Musical Musing :R.E.M: Reconstructing the Pageant (1985-86)

My favourite album by R.E.M, is ‘Fables of the Reconstruction’, their 3rd album , which was released in the Summer of 1985. It sounded different to the Byrdsian -jangly- psychedelia of their first two albums, maybe a tad darker, with strings being brought into the mix and a new producer, Joe Boyd, famed for his production of such folk rock bands as Fairport Convention, and folk legends such as Richard Thompson, Sandy Denny and Nick Drake. I have always thought that R.E.M were in essence an American equivalent to The Smiths, with Michael Stipe, a similarly enigmatic frontman with obscure lyrical phrases, a musical cousin to the Smiths’ Morrissey, and Peter Buck , the consummate guitarist, ready to hop genres at a moment’s notice, not unlike Johnny Marr.

I saw them live in October 1985 – Barrowland Ballroom, Glasgow with support from the  Faith Brothers, who I recall doing a memorable cover of Peter Gabriel’s ‘Biko’.
R.E.M’s set that night gave us songs from the first three albums with highlights including, the Television -esque ‘Feeling Gravitys Pull’ ‘, ‘7 Chinese Brothers’ , the Byrdsian ‘Talk About the Passion’ , and many many more. The encores were awesome, covers of the Velvet Underground’s ‘Pale Blue Eyes’, Aerosmith’s ‘Toys in the Attic’, and Television’s ‘See No Evil’, with Buck’s Verlainesque guitar solos at the forefront. They had a flair for cover versions, and seemed to drink from a fountain of eclectic musical influences which was very ‘hip’ at the time , in music weeklies like N.M.E, and Sounds : The Velvet Underground, Patti Smith, the spiky guitars of Tom Verlaine and Richard Lloyd in Television, the country rock of the Byrds, and Gram Parsons ( I would cite ‘Don’t Go Back to Rockville’ as evidence for this) and the likes of Big Star, and U.K punk era bands such as Wire. Their cover of Wire’s ‘Strange’ on their ‘Document ‘ album was great, and put me in mind of when I sung it, taking vocals in a band with a few schoolmates back in the day. I use the term ‘band’ loosely, some us us recorded some songs on a cassette in the ’80s, never gigged or anything like that, but someone somewhere has a copy of that cassette tape, with me on ‘vocals’, anyway, moving swiftly on….
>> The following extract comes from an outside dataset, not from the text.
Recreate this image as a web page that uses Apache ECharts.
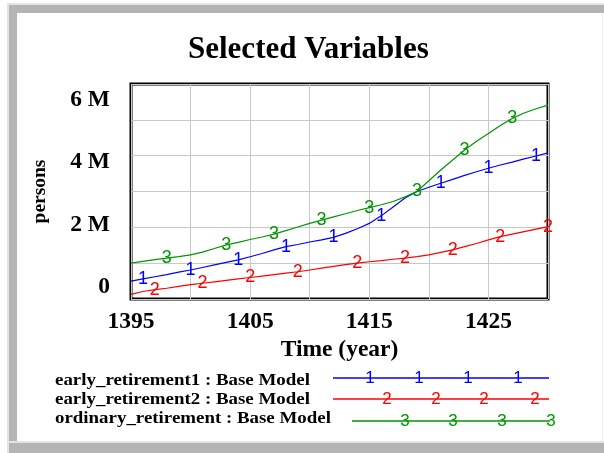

Its a thing for music fans of my (certain) age group, to say that ‘I liked their early stuff‘, when talking about rock bands, or authors, it still holds a certain coolness in some quarters, but R.E.M’s early stuff was to me excellent, especially their first four albums, as I said, my absolute favourite is ‘Fables..’,with their subsequent album’ Life’s Rich Pageant ‘coming in at a close second. In the mid-eighties, I was discovering, my ‘USA of the mind’ , basically my imagined, or mythical version of the United States which I had gleaned through reading authors like Jack Keroauc, Stephen King, Raymond Carver, and Ray Bradbury, and listening to the music of the new wave of American ‘roots rock’ with bands, like The Blasters, Green On Red, Husker Du, The Long Ryders and Giant Sand, while older stuff was never far from my turntable at that time ( Dylan, Springsteen, Neil Young, Patti Smith, Lou Reed, Velvets, Doors, Television etc.) R.E.M fitted nicely into this vision. ‘Life’s Rich Pageant ‘ was produced by Don Gehman, who had produced The Blasters’ ‘Hard Line’, and John ‘Cougar’ Mellencamp’s ‘Scarecrow’, so I reckoned on a harder guitar sound for R.E.M, and the first track ‘Begin the Begin’, is a great opener, with its juddering distorted riffing.

‘Begin ‘ is hands down my favourite track of the album, and I must admit its something of an earworm , ‘These Days’ comes a close second with its jangly, almost indie feel, and ‘Fall on Me’, which was one of the singles released from the album at the time, and a great pop tune with excellent harmonies, the lyrics are about acid rain, and environmentalism, something I was not aware of at the time, but something I recently read online. Anyway, that’s my two favourite albums by R.E.M, certainly worth a listen, and closer investigation.